Task to carry out
Reproduce the data exactly and drop any pictures it holds.

Dataset extract
__________
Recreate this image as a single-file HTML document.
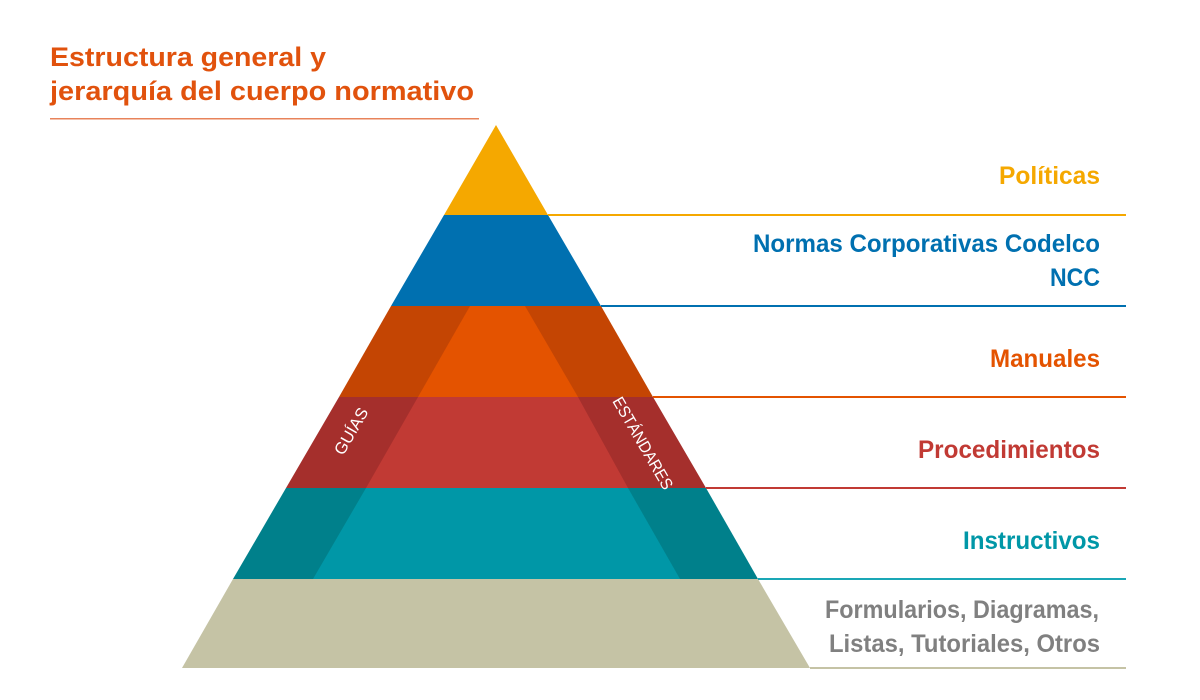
<!DOCTYPE html>
<html><head><meta charset="utf-8"><style>
html,body{margin:0;padding:0;background:#fff;width:1200px;height:700px;overflow:hidden}
svg{display:block}
text{font-family:"Liberation Sans",sans-serif}
</style></head><body>
<svg width="1200" height="700" viewBox="0 0 1200 700" xmlns="http://www.w3.org/2000/svg">
<rect width="1200" height="700" fill="#fff"/>
<text x="50" y="66" font-size="27" font-weight="bold" fill="#e1520d" textLength="276" lengthAdjust="spacingAndGlyphs">Estructura general y</text>
<text x="50" y="100" font-size="27" font-weight="bold" fill="#e1520d" textLength="424" lengthAdjust="spacingAndGlyphs">jerarquía del cuerpo normativo</text>
<rect x="50" y="118" width="429" height="1.5" fill="#e8835a"/>

<polygon points="496,125 548,215 444,215" fill="#f5a800"/>
<polygon points="444,215 548,215 601,306 391,306" fill="#0070b0"/>
<polygon points="391,306 601,306 653,397 339,397" fill="#c44503"/>
<polygon points="339,397 653,397 706,488 286,488" fill="#a52f2c"/>
<polygon points="286,488 706,488 758,579 233,579" fill="#00808b"/>
<polygon points="233,579 758,579 810,668 182,668" fill="#c5c3a5"/>
<polygon points="470,306 525,306 578,397 418,397" fill="#e45300"/>
<polygon points="418,397 578,397 628,488 366,488" fill="#c13a34"/>
<polygon points="366,488 628,488 680,579 313,579" fill="#0097a7"/>

<text transform="translate(356,434) rotate(-60)" font-size="16.5" fill="#fff" text-anchor="middle">GUÍAS</text>
<text transform="translate(638,446) rotate(60)" font-size="16.5" fill="#fff" text-anchor="middle" textLength="104" lengthAdjust="spacingAndGlyphs">ESTÁNDARES</text>

<rect x="548" y="214" width="578" height="2" fill="#f5a800"/>
<rect x="601" y="305" width="525" height="2" fill="#0070b0"/>
<rect x="653" y="396" width="473" height="2" fill="#e45300"/>
<rect x="706" y="487" width="420" height="2" fill="#c13a34"/>
<rect x="758" y="578" width="368" height="2" fill="#1aa7b6"/>
<rect x="810" y="667" width="316" height="2" fill="#c5c3a5"/>

<g font-size="25" font-weight="bold" text-anchor="end">
<text x="1100" y="184" fill="#f5a800" textLength="101" lengthAdjust="spacingAndGlyphs">Políticas</text>
<text x="1100" y="252" fill="#0070b0" textLength="347" lengthAdjust="spacingAndGlyphs">Normas Corporativas Codelco</text>
<text x="1100" y="286" fill="#0070b0" textLength="50" lengthAdjust="spacingAndGlyphs">NCC</text>
<text x="1100" y="367" fill="#e45300" textLength="110" lengthAdjust="spacingAndGlyphs">Manuales</text>
<text x="1100" y="458" fill="#c13a34" textLength="182" lengthAdjust="spacingAndGlyphs">Procedimientos</text>
<text x="1100" y="549" fill="#0097a7" textLength="137" lengthAdjust="spacingAndGlyphs">Instructivos</text>
<text x="1099" y="618" fill="#808080" textLength="274" lengthAdjust="spacingAndGlyphs">Formularios, Diagramas,</text>
<text x="1100" y="652" fill="#808080" textLength="271" lengthAdjust="spacingAndGlyphs">Listas, Tutoriales, Otros</text>
</g>
</svg>
</body></html>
__________
Finished answer
Recreate this image as a single-file HTML document.
<!DOCTYPE html>
<html><head><meta charset="utf-8"><style>
html,body{margin:0;padding:0;background:#fff;width:1200px;height:700px;overflow:hidden}
svg{display:block}
text{font-family:"Liberation Sans",sans-serif}
</style></head><body>
<svg width="1200" height="700" viewBox="0 0 1200 700" xmlns="http://www.w3.org/2000/svg">
<rect width="1200" height="700" fill="#fff"/>
<text x="50" y="66" font-size="27" font-weight="bold" fill="#e1520d" textLength="276" lengthAdjust="spacingAndGlyphs">Estructura general y</text>
<text x="50" y="100" font-size="27" font-weight="bold" fill="#e1520d" textLength="424" lengthAdjust="spacingAndGlyphs">jerarquía del cuerpo normativo</text>
<rect x="50" y="118" width="429" height="1.5" fill="#e8835a"/>

<polygon points="496,125 548,215 444,215" fill="#f5a800"/>
<polygon points="444,215 548,215 601,306 391,306" fill="#0070b0"/>
<polygon points="391,306 601,306 653,397 339,397" fill="#c44503"/>
<polygon points="339,397 653,397 706,488 286,488" fill="#a52f2c"/>
<polygon points="286,488 706,488 758,579 233,579" fill="#00808b"/>
<polygon points="233,579 758,579 810,668 182,668" fill="#c5c3a5"/>
<polygon points="470,306 525,306 578,397 418,397" fill="#e45300"/>
<polygon points="418,397 578,397 628,488 366,488" fill="#c13a34"/>
<polygon points="366,488 628,488 680,579 313,579" fill="#0097a7"/>

<text transform="translate(356,434) rotate(-60)" font-size="16.5" fill="#fff" text-anchor="middle">GUÍAS</text>
<text transform="translate(638,446) rotate(60)" font-size="16.5" fill="#fff" text-anchor="middle" textLength="104" lengthAdjust="spacingAndGlyphs">ESTÁNDARES</text>

<rect x="548" y="214" width="578" height="2" fill="#f5a800"/>
<rect x="601" y="305" width="525" height="2" fill="#0070b0"/>
<rect x="653" y="396" width="473" height="2" fill="#e45300"/>
<rect x="706" y="487" width="420" height="2" fill="#c13a34"/>
<rect x="758" y="578" width="368" height="2" fill="#1aa7b6"/>
<rect x="810" y="667" width="316" height="2" fill="#c5c3a5"/>

<g font-size="25" font-weight="bold" text-anchor="end">
<text x="1100" y="184" fill="#f5a800" textLength="101" lengthAdjust="spacingAndGlyphs">Políticas</text>
<text x="1100" y="252" fill="#0070b0" textLength="347" lengthAdjust="spacingAndGlyphs">Normas Corporativas Codelco</text>
<text x="1100" y="286" fill="#0070b0" textLength="50" lengthAdjust="spacingAndGlyphs">NCC</text>
<text x="1100" y="367" fill="#e45300" textLength="110" lengthAdjust="spacingAndGlyphs">Manuales</text>
<text x="1100" y="458" fill="#c13a34" textLength="182" lengthAdjust="spacingAndGlyphs">Procedimientos</text>
<text x="1100" y="549" fill="#0097a7" textLength="137" lengthAdjust="spacingAndGlyphs">Instructivos</text>
<text x="1099" y="618" fill="#808080" textLength="274" lengthAdjust="spacingAndGlyphs">Formularios, Diagramas,</text>
<text x="1100" y="652" fill="#808080" textLength="271" lengthAdjust="spacingAndGlyphs">Listas, Tutoriales, Otros</text>
</g>
</svg>
</body></html>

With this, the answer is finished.